- Source excerpt
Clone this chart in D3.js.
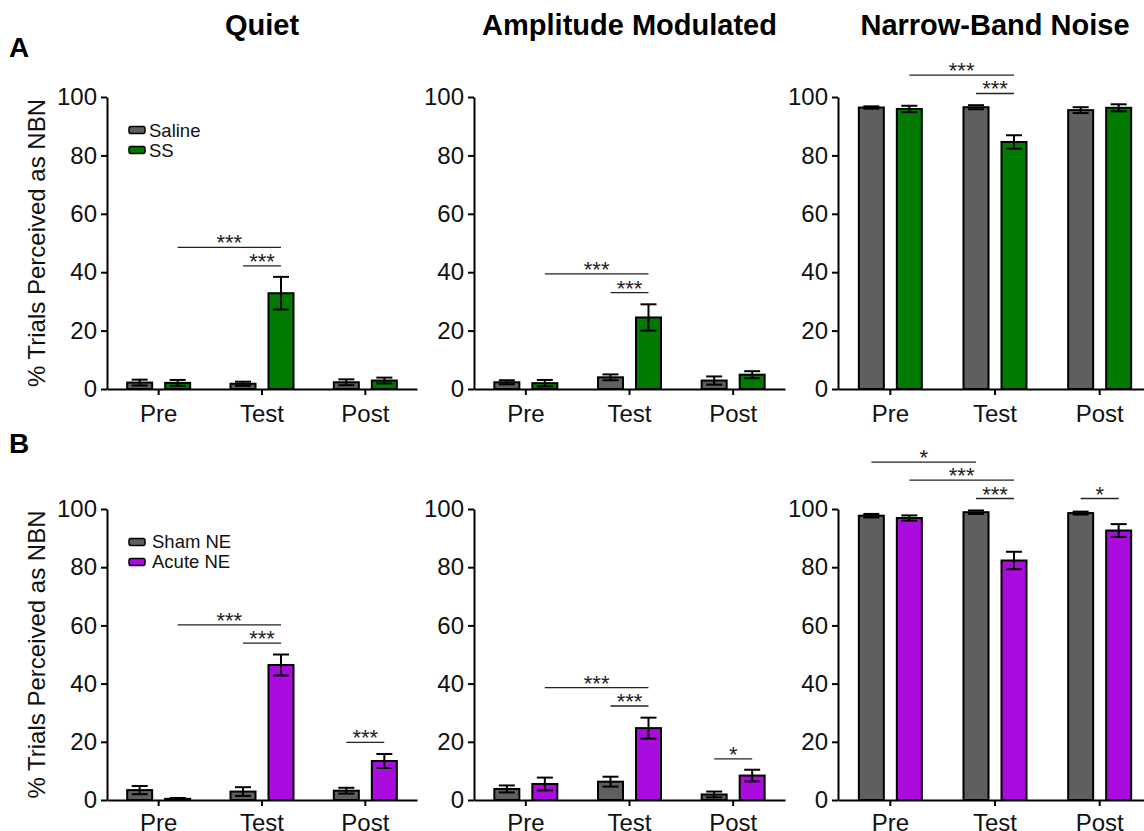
<!DOCTYPE html>
<html>
<head>
<meta charset="utf-8">
<script src="https://cdn.jsdelivr.net/npm/d3@7"></script>
<style>
  body { margin: 0; background: #fff; }
  svg { display: block; font-family: "Liberation Sans", Arial, sans-serif; }
</style>
</head>
<body>
<svg id="chart" width="1144" height="831"></svg>
<script>
// data
const categories = ["Pre", "Test", "Post"];
const conditions = ["Quiet", "Amplitude Modulated", "Narrow-Band Noise"];
const rowLabels = ["A", "B"];
const seriesA = ["Saline", "SS"];
const seriesB = ["Sham NE", "Acute NE"];
const yTicks = [0, 20, 40, 60, 80, 100];

// one inner array per condition (Quiet, AM, NBN), values per Pre/Test/Post
const salineMean = [[2.2, 1.8, 2.3], [2.3, 4.0, 2.9], [96.4, 96.5, 95.5]];
const salineErr = [[1.0, 0.7, 1.0], [0.7, 1.0, 1.4], [0.4, 0.7, 1.0]];
const ssMean = [[2.1, 32.8, 2.9], [2.0, 24.5, 4.9], [95.9, 84.6, 96.3]];
const ssErr = [[1.0, 5.6, 1.0], [1.1, 4.5, 1.2], [1.1, 2.3, 1.2]];

const shamMean = [[3.4, 2.9, 3.2], [3.8, 6.3, 1.9], [97.7, 98.9, 98.6]];
const shamErr = [[1.4, 1.5, 1.0], [1.2, 1.7, 1.0], [0.6, 0.6, 0.5]];
const acuteMean = [[0.4, 46.4, 13.4], [5.5, 24.7, 8.4], [96.9, 82.3, 92.6]];
const acuteErr = [[0.3, 3.6, 2.4], [2.2, 3.6, 2.0], [0.9, 3.0, 2.2]];

// significance brackets: [category, series] -> [category, series], height in % units
const sigA = [
  [{ from: [0, 1], to: [1, 1], level: 48.5, label: "***" },
   { from: [1, 0], to: [1, 1], level: 42.2, label: "***" }],
  [{ from: [0, 1], to: [1, 1], level: 39.4, label: "***" },
   { from: [1, 0], to: [1, 1], level: 33.0, label: "***" }],
  [{ from: [0, 1], to: [1, 1], level: 107.5, label: "***" },
   { from: [1, 0], to: [1, 1], level: 101.2, label: "***" }]
];
const sigB = [
  [{ from: [0, 1], to: [1, 1], level: 60.2, label: "***" },
   { from: [1, 0], to: [1, 1], level: 53.9, label: "***" },
   { from: [2, 0], to: [2, 1], level: 19.8, label: "***" }],
  [{ from: [0, 1], to: [1, 1], level: 38.6, label: "***" },
   { from: [1, 0], to: [1, 1], level: 32.3, label: "***" },
   { from: [2, 0], to: [2, 1], level: 14.1, label: "*" }],
  [{ from: [0, 0], to: [1, 0], level: 116.1, label: "*" },
   { from: [0, 1], to: [1, 1], level: 109.9, label: "***" },
   { from: [1, 0], to: [1, 1], level: 103.6, label: "***" },
   { from: [2, 0], to: [2, 1], level: 103.6, label: "*" }]
];

const gray = "#5f5f5f";
const green = "#007a00";
const purple = "#a90cdd";

// layout
const panelLeft = [107, 474, 838];
const panelWidth = [310, 311, 314];
const rowY = [[389, 97], [800, 509]]; // [y of 0, y of 100]
const xPad = [10, 8];
const barW = 25;
const barOffset = 19;
const capW = 16;

const svg = d3.select("#chart");

// column titles
svg.selectAll("text.title")
  .data(conditions)
  .join("text")
  .attr("class", "title")
  .attr("x", (d, i) => panelLeft[i] + panelWidth[i] / 2)
  .attr("y", 35)
  .attr("text-anchor", "middle")
  .style("font-weight", "bold")
  .style("font-size", "29px")
  .text((d) => d);

// row letters
svg.selectAll("text.rowlab")
  .data(rowLabels)
  .join("text")
  .attr("class", "rowlab")
  .attr("x", 9)
  .attr("y", (d, i) => (i === 0 ? 57 : 453))
  .style("font-weight", "bold")
  .style("font-size", "28px")
  .text((d) => d);

const rows = [
  { means: [salineMean, ssMean], errs: [salineErr, ssErr], colors: [gray, green], names: seriesA, sig: sigA },
  { means: [shamMean, acuteMean], errs: [shamErr, acuteErr], colors: [gray, purple], names: seriesB, sig: sigB }
];

rows.forEach((row, r) => {
  const y = d3.scaleLinear().domain([0, 100]).range(rowY[r]);

  conditions.forEach((cond, c) => {
    const g = svg.append("g");
    const x = d3.scaleBand()
      .domain(categories)
      .range([panelLeft[c], panelLeft[c] + panelWidth[c]])
      .padding(0);
    const xs = d3.scalePoint().domain([0, 1]).range([-barOffset, barOffset]);
    const cx = (ci, si) => x(categories[ci]) + x.bandwidth() / 2 + xs(si);

    // bars
    const bars = [];
    categories.forEach((cat, ci) => {
      [0, 1].forEach((si) => {
        bars.push({ ci, si, v: row.means[si][c][ci], e: row.errs[si][c][ci] });
      });
    });

    g.append("g")
      .selectAll("rect")
      .data(bars)
      .join("rect")
      .attr("x", (d) => cx(d.ci, d.si) - barW / 2)
      .attr("y", (d) => y(d.v))
      .attr("width", barW)
      .attr("height", (d) => y(0) - y(d.v))
      .attr("fill", (d) => row.colors[d.si])
      .attr("stroke", "#000")
      .attr("stroke-width", 2);

    // error bars
    const eb = g.append("g")
      .attr("stroke", "#000")
      .attr("stroke-width", 2)
      .selectAll("g")
      .data(bars)
      .join("g");
    eb.append("line")
      .attr("x1", (d) => cx(d.ci, d.si))
      .attr("x2", (d) => cx(d.ci, d.si))
      .attr("y1", (d) => y(d.v - d.e))
      .attr("y2", (d) => y(d.v + d.e));
    eb.append("line")
      .attr("x1", (d) => cx(d.ci, d.si) - capW / 2)
      .attr("x2", (d) => cx(d.ci, d.si) + capW / 2)
      .attr("y1", (d) => y(d.v + d.e))
      .attr("y2", (d) => y(d.v + d.e));
    eb.append("line")
      .attr("x1", (d) => cx(d.ci, d.si) - capW / 2)
      .attr("x2", (d) => cx(d.ci, d.si) + capW / 2)
      .attr("y1", (d) => y(Math.max(0, d.v - d.e)))
      .attr("y2", (d) => y(Math.max(0, d.v - d.e)));

    // axes
    const yAxis = g.append("g")
      .attr("transform", `translate(${panelLeft[c]},0)`)
      .call(d3.axisLeft(y).tickValues(yTicks).tickSize(6).tickSizeOuter(0).tickPadding(4));
    const xAxis = g.append("g")
      .attr("transform", `translate(0,${y(0)})`)
      .call(d3.axisBottom(x).tickSize(6).tickSizeOuter(0).tickPadding(xPad[r]));
    [yAxis, xAxis].forEach((ax) => {
      ax.select(".domain").attr("stroke", "#000").attr("stroke-width", 2);
      ax.selectAll(".tick line").attr("stroke", "#000").attr("stroke-width", 2);
      ax.selectAll(".tick text")
        .attr("fill", "#111")
        .style("font-size", "24px")
        .style("font-family", "'Liberation Sans', Arial, sans-serif");
    });

    // significance brackets
    const sg = g.append("g").selectAll("g").data(row.sig[c]).join("g");
    sg.append("line")
      .attr("x1", (d) => cx(d.from[0], d.from[1]))
      .attr("x2", (d) => cx(d.to[0], d.to[1]))
      .attr("y1", (d) => y(d.level))
      .attr("y2", (d) => y(d.level))
      .attr("stroke", "#222")
      .attr("stroke-width", 1.3);
    sg.append("text")
      .attr("x", (d) => (cx(d.from[0], d.from[1]) + cx(d.to[0], d.to[1])) / 2)
      .attr("y", (d) => y(d.level) + 3)
      .attr("text-anchor", "middle")
      .attr("fill", "#222")
      .style("font-size", "22px")
      .text((d) => d.label);

    if (c === 0) {
      // y label
      svg.append("text")
        .attr("transform", `translate(45,${(rowY[r][0] + rowY[r][1]) / 2}) rotate(-90)`)
        .attr("text-anchor", "middle")
        .attr("fill", "#111")
        .style("font-size", "24px")
        .text("% Trials Perceived as NBN");

      // legend
      const lg = g.append("g")
        .attr("transform", `translate(${panelLeft[c] + 22},${y(88.5)})`);
      const items = lg.selectAll("g").data(row.names).join("g")
        .attr("transform", (d, i) => `translate(0,${i * 20})`);
      items.append("rect")
        .attr("x", 0).attr("y", -4)
        .attr("width", 16).attr("height", 7)
        .attr("rx", 2)
        .attr("fill", (d, i) => row.colors[i])
        .attr("stroke", "#000")
        .attr("stroke-width", 1.5);
      items.append("text")
        .attr("x", r === 0 ? 20 : 23)
        .attr("y", 6)
        .attr("fill", "#111")
        .style("font-size", "18.5px")
        .text((d) => d);
    }
  });
});
</script>
</body>
</html>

- Work instructions
Skip every picture and return the lines above from the top through the one that contains "[1.1, 2.3, 1.2]];".

- Response
Clone this chart in D3.js.
<!DOCTYPE html>
<html>
<head>
<meta charset="utf-8">
<script src="https://cdn.jsdelivr.net/npm/d3@7"></script>
<style>
  body { margin: 0; background: #fff; }
  svg { display: block; font-family: "Liberation Sans", Arial, sans-serif; }
</style>
</head>
<body>
<svg id="chart" width="1144" height="831"></svg>
<script>
// data
const categories = ["Pre", "Test", "Post"];
const conditions = ["Quiet", "Amplitude Modulated", "Narrow-Band Noise"];
const rowLabels = ["A", "B"];
const seriesA = ["Saline", "SS"];
const seriesB = ["Sham NE", "Acute NE"];
const yTicks = [0, 20, 40, 60, 80, 100];

// one inner array per condition (Quiet, AM, NBN), values per Pre/Test/Post
const salineMean = [[2.2, 1.8, 2.3], [2.3, 4.0, 2.9], [96.4, 96.5, 95.5]];
const salineErr = [[1.0, 0.7, 1.0], [0.7, 1.0, 1.4], [0.4, 0.7, 1.0]];
const ssMean = [[2.1, 32.8, 2.9], [2.0, 24.5, 4.9], [95.9, 84.6, 96.3]];
const ssErr = [[1.0, 5.6, 1.0], [1.1, 4.5, 1.2], [1.1, 2.3, 1.2]];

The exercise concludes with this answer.